Heck, now that I'm looking at it, DIP25 seems like a more restricted form of Rust's lifetimes. Let me know if I'm just completely wrong about this, but

I think DIP 25 is analogous to Problem #3 for Rust's Non-Lexical Lifetimes:

http://smallcultfollowing.com/babysteps/blog/2016/04/27/non-lexical-lifetimes-introduction/#problem-case-3-conditional-control-flow-across-functions

http://smallcultfollowing.com/babysteps/blog/2016/05/09/non-lexical-lifetimes-adding-the-outlives-relation/#problem-case-3-revisited

would basically be like (pseudosyntax)

@safe ref'a int identity(ref'a int x) {
    return x; // fine
}

Maybe the more sane thing would be a syntax that visually ties them together as above. Obviously we're looking at possibly breaking changes, but how widespread would they be?

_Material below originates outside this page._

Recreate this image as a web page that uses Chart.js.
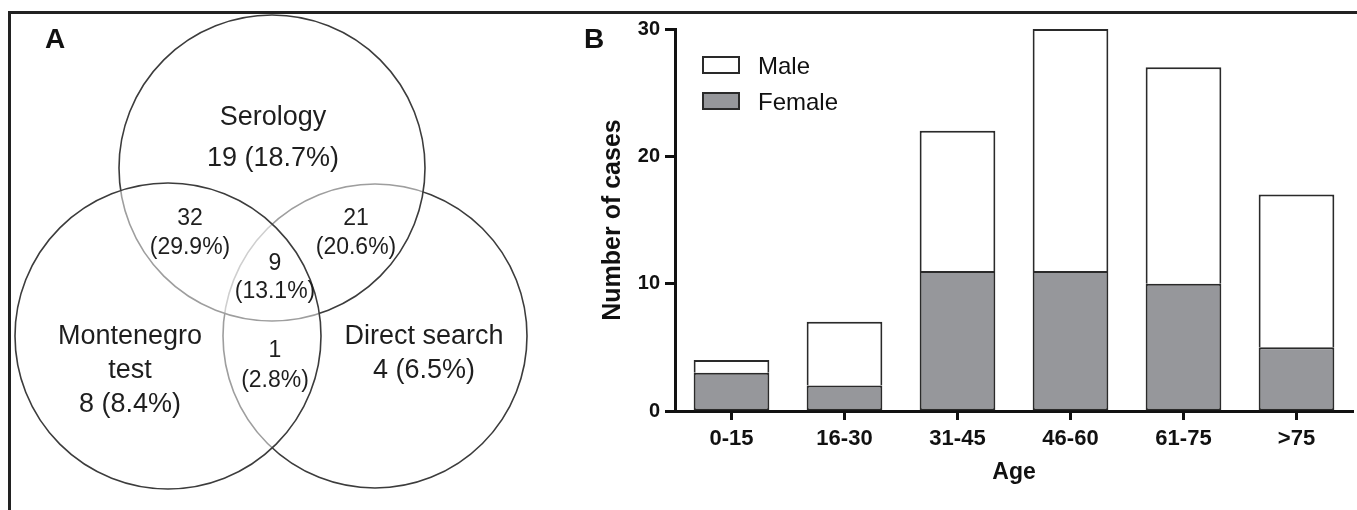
<!DOCTYPE html>
<html>
<head>
<meta charset="utf-8">
<script src="https://cdn.jsdelivr.net/npm/chart.js@4.4.0/dist/chart.umd.min.js"></script>
<style>
  html, body { margin: 0; padding: 0; background: #fff; }
  body { width: 1357px; height: 510px; position: relative; overflow: hidden; font-family: "Liberation Sans", Arial, sans-serif; }
  #frame { position: absolute; left: 8px; top: 11px; width: 1360px; height: 520px; border-top: 3px solid #222; border-left: 3px solid #222; }
  .panel { position: absolute; top: 22px; font-weight: bold; font-size: 28px; color: #111; line-height: 34px; }
  #venn { position: absolute; left: 0; top: 0; }
  #bars { position: absolute; left: 560px; top: 0; }
</style>
</head>
<body>
<div id="frame"></div>
<canvas id="venn" width="560" height="510"></canvas>
<canvas id="bars" width="797" height="510"></canvas>
<div class="panel" style="left:45px">A</div>
<div class="panel" style="left:584px">B</div>
<script>
// --- panel A: Venn diagram counts ---
const setNames = ["Serology", "Montenegro test", "Direct search"];
const setNameLines = [["Serology"], ["Montenegro", "test"], ["Direct search"]];
// regions: S only, S+M, S+D, S+M+D, M only, M+D, D only
const regionCounts = [19, 32, 21, 9, 8, 1, 4];
const regionPercents = ["18.7", "29.9", "20.6", "13.1", "8.4", "2.8", "6.5"];
const regionSet = [0, -1, -1, -1, 1, -1, 2]; // which set a single region belongs to

// --- panel B: cases by age ---
const ageGroups = ["0-15", "16-30", "31-45", "46-60", "61-75", ">75"];
const femaleCases = [3, 2, 11, 11, 10, 5];
const maleCases = [1, 5, 11, 19, 17, 12];

const FONT = '"Liberation Sans", Arial, sans-serif';
Chart.defaults.font.family = FONT;
Chart.defaults.color = "#111";

// layout of the venn (in its own pixel-like units)
const circleLayout = [
  { x: 375, y: 336, r: 152 }, // Direct search
  { x: 272, y: 168, r: 153 }, // Serology
  { x: 168, y: 336, r: 153 }, // Montenegro
];
const labelLayout = [
  { x: 273, y: 125, gap: 41 },
  { x: 190, y: 225, gap: 29 },
  { x: 356, y: 225, gap: 29 },
  { x: 275, y: 270, gap: 28 },
  { x: 130, y: 344, gap: 34 },
  { x: 275, y: 357, gap: 30 },
  { x: 424, y: 344, gap: 34 },
];

const vennText = {
  id: "vennText",
  afterDatasetsDraw(chart) {
    const ctx = chart.ctx;
    const sx = chart.scales.x, sy = chart.scales.y;
    ctx.save();
    ctx.fillStyle = "#1e1e1e";
    ctx.textAlign = "center";
    ctx.textBaseline = "alphabetic";
    regionCounts.forEach(function (n, i) {
      let lines, size;
      if (regionSet[i] >= 0) {
        lines = setNameLines[regionSet[i]].concat([n + " (" + regionPercents[i] + "%)"]);
        size = 27;
      } else {
        lines = [String(n), "(" + regionPercents[i] + "%)"];
        size = 23;
      }
      ctx.font = size + "px " + FONT;
      const p = labelLayout[i];
      lines.forEach(function (t, k) {
        ctx.fillText(t, sx.getPixelForValue(p.x), sy.getPixelForValue(p.y + k * p.gap));
      });
    });
    ctx.restore();
  },
};

new Chart(document.getElementById("venn"), {
  type: "bubble",
  data: {
    datasets: [
      {
        label: "sets",
        data: circleLayout.map(function (c) { return { x: c.x, y: c.y, r: c.r }; }),
        backgroundColor: "rgba(255,255,255,0.5)",
        borderColor: "#3c3c3c",
        borderWidth: 1.6,
        hoverRadius: 0,
        clip: false,
      },
    ],
  },
  options: {
    responsive: false,
    animation: false,
    events: [],
    layout: { autoPadding: false, padding: 0 },
    plugins: { legend: { display: false }, tooltip: { enabled: false } },
    scales: {
      x: { display: false, min: 0, max: 560 },
      y: { display: false, min: 0, max: 510, reverse: true },
    },
  },
  plugins: [vennText],
});

// legend drawn inside the plot area
const innerLegend = {
  id: "innerLegend",
  afterDraw(chart) {
    const ctx = chart.ctx;
    const ca = chart.chartArea;
    const items = chart.data.datasets.slice().reverse();
    ctx.save();
    items.forEach(function (ds, i) {
      const x = ca.left + 28, y = ca.top + 28 + i * 36;
      ctx.fillStyle = ds.backgroundColor;
      ctx.fillRect(x, y, 36, 16);
      ctx.lineWidth = 2;
      ctx.strokeStyle = ds.borderColor;
      ctx.strokeRect(x, y, 36, 16);
      ctx.fillStyle = "#111";
      ctx.font = "24px " + FONT;
      ctx.textBaseline = "alphabetic";
      ctx.fillText(ds.label, x + 55, y + 17);
    });
    ctx.restore();
  },
};

const axisGrid = function (len) {
  return { display: true, drawOnChartArea: false, offset: false, tickLength: len, tickWidth: 3, tickColor: "#111" };
};

new Chart(document.getElementById("bars"), {
  type: "bar",
  data: {
    labels: ageGroups,
    datasets: [
      { label: "Female", data: femaleCases, backgroundColor: "#96979b", borderColor: "#2a2a2a", borderWidth: 2, borderSkipped: false },
      { label: "Male", data: maleCases, backgroundColor: "#ffffff", borderColor: "#2a2a2a", borderWidth: 2, borderSkipped: "start" },
    ],
  },
  options: {
    responsive: false,
    animation: false,
    events: [],
    barPercentage: 0.67,
    categoryPercentage: 1,
    layout: { padding: { top: 29, right: 4, left: 0, bottom: 0 } },
    plugins: { legend: { display: false }, tooltip: { enabled: false } },
    scales: {
      x: {
        stacked: true,
        grid: axisGrid(9),
        border: { display: true, width: 3, color: "#111" },
        ticks: { color: "#111", padding: 6, font: { size: 22, weight: "bold" } },
        title: { display: true, text: "Age", color: "#111", font: { size: 23, weight: "bold" }, padding: { top: 0, bottom: 24 } },
        afterFit: function (s) { s.height = 99; },
      },
      y: {
        stacked: true,
        min: 0,
        max: 30,
        grid: axisGrid(10),
        border: { display: true, width: 3, color: "#111" },
        ticks: { stepSize: 10, color: "#111", padding: 5, font: { size: 20, weight: "bold" } },
        title: { display: true, text: "Number of cases", color: "#111", font: { size: 25, weight: "bold" }, padding: { top: 38, bottom: 0 } },
        afterFit: function (s) { s.width = 115; },
      },
    },
  },
  plugins: [innerLegend],
});
</script>
</body>
</html>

void betty(ref'a scope int* r, scope'a int* p); // syntax is not so nice since I just arbitrarily stuck them on different keywords, but that's besides the point here

I wish I had been more involved in D when DIP 25 and DIP 1000 were being proposed, as I don't think the designs were thoroughly vetted. It's taken me at least a year to even begin getting a grasp on it.

I think DIP 25 and DIP 1000 should have been combined and thought of holistically as simply "annotated lifetimes in D" rather than separate things. I think then it becomes easier to visualize what the problem is and see, potentially many, alternatives.

Given the investments that have already been made in DIP 25 and DIP 1000, it's going to take an extremely motivated individual to fight an uphill battle to change direction now, I'm afraid. If working on D was my full-time job, I'd do it, but who in this community has such resources.